Smithsonian National Zoological Park l Friends of the National Zoo



Guam Rail

Guam rails (Rallus owstoni) are a small flightless bird that lived only on the island of Guam in the Mariana Archipelago in the Pacific. They are omnivorous, eating leaves, seeds, fruits, small lizards, bird eggs, small mammals, and carrion.

Introduction of Predator

The introduction of brown tree snakes (Boiga irregularis) in the 1950s almost spelled doom for the rails. Snakes feeding on the rails' young and eggs caused the Guam rail population to crash to only 21 birds by 1985. Other birds on Guam have been similarly affected by the brown tree snake. Guam Micronesian Kingfisher

Captive Breeding Program

Scientists from the National Zoo rushed to Guam to rescue the last individuals of this species and start a captive breeding program. The captive population slowly grew until enough animals were available to start a reintroduction program.

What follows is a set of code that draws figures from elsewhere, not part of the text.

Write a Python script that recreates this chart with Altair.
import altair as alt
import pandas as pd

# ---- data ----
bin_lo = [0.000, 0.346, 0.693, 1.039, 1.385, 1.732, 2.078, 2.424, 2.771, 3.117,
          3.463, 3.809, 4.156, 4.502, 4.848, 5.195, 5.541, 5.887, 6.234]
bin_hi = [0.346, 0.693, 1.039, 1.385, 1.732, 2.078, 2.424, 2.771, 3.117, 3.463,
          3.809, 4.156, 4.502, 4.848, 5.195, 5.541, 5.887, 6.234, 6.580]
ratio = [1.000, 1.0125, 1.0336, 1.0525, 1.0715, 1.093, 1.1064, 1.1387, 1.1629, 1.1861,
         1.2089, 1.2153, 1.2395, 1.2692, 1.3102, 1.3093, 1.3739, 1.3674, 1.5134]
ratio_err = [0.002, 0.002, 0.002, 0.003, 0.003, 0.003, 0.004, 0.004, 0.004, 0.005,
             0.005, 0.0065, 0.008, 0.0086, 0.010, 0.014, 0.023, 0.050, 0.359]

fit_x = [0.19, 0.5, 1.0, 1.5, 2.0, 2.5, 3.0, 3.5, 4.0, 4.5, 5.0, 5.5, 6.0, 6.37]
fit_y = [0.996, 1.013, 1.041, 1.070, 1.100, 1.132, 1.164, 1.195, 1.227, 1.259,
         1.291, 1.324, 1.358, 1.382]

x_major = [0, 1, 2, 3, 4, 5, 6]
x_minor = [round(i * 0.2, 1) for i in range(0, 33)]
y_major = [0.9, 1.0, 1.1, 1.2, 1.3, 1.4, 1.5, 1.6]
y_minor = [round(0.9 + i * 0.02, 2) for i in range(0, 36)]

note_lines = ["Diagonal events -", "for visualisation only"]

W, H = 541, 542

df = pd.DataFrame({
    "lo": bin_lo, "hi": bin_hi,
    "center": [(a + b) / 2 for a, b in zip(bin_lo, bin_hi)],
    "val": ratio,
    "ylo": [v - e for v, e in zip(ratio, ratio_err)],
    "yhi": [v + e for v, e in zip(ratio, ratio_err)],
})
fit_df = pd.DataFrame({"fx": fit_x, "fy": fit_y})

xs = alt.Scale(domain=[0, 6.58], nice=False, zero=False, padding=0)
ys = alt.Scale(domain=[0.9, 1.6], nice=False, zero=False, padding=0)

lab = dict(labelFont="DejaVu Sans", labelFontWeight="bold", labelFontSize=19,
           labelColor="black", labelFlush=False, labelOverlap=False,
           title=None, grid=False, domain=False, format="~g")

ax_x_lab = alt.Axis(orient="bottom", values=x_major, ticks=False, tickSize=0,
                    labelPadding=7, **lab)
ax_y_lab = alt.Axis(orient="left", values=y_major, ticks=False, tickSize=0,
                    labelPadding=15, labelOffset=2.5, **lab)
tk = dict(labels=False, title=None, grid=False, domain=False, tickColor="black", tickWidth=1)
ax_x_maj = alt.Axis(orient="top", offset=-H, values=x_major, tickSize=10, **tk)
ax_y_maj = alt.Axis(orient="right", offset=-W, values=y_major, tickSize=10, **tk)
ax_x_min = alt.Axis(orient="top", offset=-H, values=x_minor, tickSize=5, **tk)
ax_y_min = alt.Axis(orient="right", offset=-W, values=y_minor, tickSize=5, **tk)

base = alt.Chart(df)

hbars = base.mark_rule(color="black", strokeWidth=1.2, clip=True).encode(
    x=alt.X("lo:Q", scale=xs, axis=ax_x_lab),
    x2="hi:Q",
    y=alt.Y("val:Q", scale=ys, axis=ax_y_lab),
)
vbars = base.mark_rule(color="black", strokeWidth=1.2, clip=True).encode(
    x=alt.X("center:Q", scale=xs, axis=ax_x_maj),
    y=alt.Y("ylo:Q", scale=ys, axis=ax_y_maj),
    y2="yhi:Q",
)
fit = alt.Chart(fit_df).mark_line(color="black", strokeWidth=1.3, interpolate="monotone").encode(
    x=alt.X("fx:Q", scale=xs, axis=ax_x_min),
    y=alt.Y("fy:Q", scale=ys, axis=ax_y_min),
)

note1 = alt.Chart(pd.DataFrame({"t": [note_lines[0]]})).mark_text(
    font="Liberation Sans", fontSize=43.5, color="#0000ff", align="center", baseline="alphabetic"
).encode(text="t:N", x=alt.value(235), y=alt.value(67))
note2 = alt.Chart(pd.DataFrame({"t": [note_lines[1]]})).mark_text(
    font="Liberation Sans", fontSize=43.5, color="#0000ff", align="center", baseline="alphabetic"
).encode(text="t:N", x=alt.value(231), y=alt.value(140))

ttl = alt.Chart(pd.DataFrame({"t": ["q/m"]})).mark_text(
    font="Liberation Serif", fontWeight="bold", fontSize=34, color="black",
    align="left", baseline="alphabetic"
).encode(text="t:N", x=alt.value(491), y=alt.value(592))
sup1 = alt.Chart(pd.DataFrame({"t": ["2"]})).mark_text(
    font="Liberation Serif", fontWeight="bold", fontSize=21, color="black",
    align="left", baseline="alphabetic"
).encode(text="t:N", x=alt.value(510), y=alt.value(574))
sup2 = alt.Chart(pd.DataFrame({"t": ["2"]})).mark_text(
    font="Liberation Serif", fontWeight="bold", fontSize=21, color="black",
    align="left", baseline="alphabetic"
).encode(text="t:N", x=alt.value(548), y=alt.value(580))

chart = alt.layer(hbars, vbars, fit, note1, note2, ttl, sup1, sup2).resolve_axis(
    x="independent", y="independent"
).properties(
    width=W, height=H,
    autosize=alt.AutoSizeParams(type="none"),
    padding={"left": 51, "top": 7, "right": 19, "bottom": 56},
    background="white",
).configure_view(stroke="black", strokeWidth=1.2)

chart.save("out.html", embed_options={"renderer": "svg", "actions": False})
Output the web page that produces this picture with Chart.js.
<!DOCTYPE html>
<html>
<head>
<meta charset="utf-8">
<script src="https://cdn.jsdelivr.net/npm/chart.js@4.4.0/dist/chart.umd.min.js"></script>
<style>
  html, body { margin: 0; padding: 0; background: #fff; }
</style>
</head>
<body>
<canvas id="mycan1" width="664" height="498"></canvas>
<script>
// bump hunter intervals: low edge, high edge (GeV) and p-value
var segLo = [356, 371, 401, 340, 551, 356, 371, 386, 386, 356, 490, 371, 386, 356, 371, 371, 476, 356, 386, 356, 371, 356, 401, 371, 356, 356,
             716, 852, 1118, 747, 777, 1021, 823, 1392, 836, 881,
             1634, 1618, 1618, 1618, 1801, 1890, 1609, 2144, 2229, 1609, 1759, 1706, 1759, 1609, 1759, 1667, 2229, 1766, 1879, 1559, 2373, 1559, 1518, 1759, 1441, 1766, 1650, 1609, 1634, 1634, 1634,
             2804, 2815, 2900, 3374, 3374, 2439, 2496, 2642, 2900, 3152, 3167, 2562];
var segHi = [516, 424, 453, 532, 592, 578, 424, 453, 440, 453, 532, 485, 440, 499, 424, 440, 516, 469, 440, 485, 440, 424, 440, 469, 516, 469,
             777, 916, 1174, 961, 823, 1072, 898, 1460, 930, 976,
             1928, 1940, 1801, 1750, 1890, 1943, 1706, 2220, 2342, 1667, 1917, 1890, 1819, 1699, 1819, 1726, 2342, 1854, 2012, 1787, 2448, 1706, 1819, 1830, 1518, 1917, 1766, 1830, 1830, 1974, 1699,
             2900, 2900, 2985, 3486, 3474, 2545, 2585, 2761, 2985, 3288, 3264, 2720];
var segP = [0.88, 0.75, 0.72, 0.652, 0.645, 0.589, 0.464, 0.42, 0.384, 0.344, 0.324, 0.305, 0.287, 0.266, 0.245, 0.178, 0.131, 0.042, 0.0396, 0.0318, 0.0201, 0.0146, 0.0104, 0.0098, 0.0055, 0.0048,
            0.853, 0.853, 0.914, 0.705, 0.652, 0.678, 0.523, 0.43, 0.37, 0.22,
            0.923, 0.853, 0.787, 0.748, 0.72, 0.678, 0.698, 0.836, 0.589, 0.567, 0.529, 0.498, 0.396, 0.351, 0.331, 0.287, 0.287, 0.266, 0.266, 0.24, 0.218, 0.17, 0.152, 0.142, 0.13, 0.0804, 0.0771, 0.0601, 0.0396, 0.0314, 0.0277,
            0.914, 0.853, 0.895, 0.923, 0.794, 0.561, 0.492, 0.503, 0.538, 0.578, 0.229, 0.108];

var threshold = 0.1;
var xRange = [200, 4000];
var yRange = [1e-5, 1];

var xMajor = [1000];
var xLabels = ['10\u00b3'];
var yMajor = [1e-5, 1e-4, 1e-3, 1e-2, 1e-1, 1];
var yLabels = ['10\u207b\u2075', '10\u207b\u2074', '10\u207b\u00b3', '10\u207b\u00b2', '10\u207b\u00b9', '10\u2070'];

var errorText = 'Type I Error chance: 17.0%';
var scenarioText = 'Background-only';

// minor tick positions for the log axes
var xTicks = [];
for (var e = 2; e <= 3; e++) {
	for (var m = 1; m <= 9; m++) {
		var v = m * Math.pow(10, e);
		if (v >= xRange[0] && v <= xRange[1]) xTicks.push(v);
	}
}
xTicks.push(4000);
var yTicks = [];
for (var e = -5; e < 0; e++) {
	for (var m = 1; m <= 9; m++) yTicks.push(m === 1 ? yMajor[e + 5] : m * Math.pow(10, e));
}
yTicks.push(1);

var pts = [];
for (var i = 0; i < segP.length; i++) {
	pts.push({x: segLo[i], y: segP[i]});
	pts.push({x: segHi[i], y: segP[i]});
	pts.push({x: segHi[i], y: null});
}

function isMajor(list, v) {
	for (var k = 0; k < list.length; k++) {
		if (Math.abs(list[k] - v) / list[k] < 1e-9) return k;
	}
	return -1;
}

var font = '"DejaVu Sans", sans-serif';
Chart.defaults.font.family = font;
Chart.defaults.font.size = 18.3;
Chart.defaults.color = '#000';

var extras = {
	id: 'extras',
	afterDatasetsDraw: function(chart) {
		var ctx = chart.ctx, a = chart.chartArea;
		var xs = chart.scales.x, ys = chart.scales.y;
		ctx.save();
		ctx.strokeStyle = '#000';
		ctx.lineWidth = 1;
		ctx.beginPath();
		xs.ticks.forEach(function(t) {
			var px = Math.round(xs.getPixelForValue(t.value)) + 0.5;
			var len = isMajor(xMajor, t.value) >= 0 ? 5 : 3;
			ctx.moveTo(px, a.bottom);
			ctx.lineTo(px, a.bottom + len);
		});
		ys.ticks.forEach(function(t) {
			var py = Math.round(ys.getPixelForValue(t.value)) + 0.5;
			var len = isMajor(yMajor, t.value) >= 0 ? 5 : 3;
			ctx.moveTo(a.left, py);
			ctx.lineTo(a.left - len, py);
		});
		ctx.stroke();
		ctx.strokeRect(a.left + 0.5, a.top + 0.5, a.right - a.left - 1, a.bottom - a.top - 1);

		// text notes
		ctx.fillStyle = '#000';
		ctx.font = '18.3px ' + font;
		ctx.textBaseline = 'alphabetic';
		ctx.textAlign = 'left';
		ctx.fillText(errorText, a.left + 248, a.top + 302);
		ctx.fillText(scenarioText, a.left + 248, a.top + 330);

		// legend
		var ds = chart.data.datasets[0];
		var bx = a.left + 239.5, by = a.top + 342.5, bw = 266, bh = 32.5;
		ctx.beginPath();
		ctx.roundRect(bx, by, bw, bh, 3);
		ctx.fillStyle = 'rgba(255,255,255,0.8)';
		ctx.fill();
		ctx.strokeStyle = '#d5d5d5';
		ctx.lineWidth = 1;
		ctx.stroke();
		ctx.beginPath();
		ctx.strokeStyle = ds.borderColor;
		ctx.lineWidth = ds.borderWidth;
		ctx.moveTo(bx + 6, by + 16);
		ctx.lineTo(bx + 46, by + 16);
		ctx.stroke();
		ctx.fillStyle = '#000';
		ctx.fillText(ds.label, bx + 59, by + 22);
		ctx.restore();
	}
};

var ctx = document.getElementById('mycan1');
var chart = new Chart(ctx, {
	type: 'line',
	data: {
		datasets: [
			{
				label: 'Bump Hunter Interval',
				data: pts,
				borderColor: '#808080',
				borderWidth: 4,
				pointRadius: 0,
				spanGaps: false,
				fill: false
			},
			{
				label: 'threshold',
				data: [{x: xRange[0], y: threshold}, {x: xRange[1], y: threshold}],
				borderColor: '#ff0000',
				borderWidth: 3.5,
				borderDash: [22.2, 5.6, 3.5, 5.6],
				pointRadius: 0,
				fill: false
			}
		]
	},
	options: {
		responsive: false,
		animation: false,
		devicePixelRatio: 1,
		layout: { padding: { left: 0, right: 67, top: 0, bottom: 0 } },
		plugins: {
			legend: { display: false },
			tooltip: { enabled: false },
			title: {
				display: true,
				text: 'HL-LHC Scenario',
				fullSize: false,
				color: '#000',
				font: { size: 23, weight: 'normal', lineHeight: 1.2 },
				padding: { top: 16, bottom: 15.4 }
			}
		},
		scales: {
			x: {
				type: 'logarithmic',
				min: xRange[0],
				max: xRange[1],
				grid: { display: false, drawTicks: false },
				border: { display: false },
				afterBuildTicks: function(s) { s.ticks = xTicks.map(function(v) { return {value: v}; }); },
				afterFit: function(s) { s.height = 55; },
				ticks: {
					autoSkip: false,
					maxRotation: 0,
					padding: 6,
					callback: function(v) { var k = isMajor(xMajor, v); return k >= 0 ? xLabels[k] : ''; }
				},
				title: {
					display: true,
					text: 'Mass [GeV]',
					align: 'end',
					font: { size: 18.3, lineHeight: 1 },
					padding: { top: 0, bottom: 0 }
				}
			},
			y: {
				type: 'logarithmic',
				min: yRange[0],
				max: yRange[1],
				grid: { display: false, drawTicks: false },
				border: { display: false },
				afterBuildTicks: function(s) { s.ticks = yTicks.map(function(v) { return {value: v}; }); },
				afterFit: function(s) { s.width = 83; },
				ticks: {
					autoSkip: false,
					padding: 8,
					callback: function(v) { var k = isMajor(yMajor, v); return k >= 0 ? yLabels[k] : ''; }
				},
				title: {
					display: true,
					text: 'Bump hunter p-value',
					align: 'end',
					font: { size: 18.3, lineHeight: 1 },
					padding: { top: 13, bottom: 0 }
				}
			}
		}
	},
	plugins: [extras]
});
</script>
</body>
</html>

With the brown tree snake still on the island of Guam, conservation biologists looked elsewhere for a safe haven. They found one on the island of Rota about 31 miles away in the Northern Mariana islands. Reintroduction of a few individuals started in 1989 and by 1999 267 birds were released. The reintroduction has been difficult, but during the summer of 1999 at least three pairs of reintroduced rails produced five nests with eggs and hatchlings.

Reintroductions have also since taken place on the island of Guam itself. Although the brown snake still poses a threat to the species, in 1997 a large 60-acre area has been fenced off and after many weeks of trapping and re-trapping, snakes were removed from the area. In November of 1998 16 rails were released and produced 46 by 1999.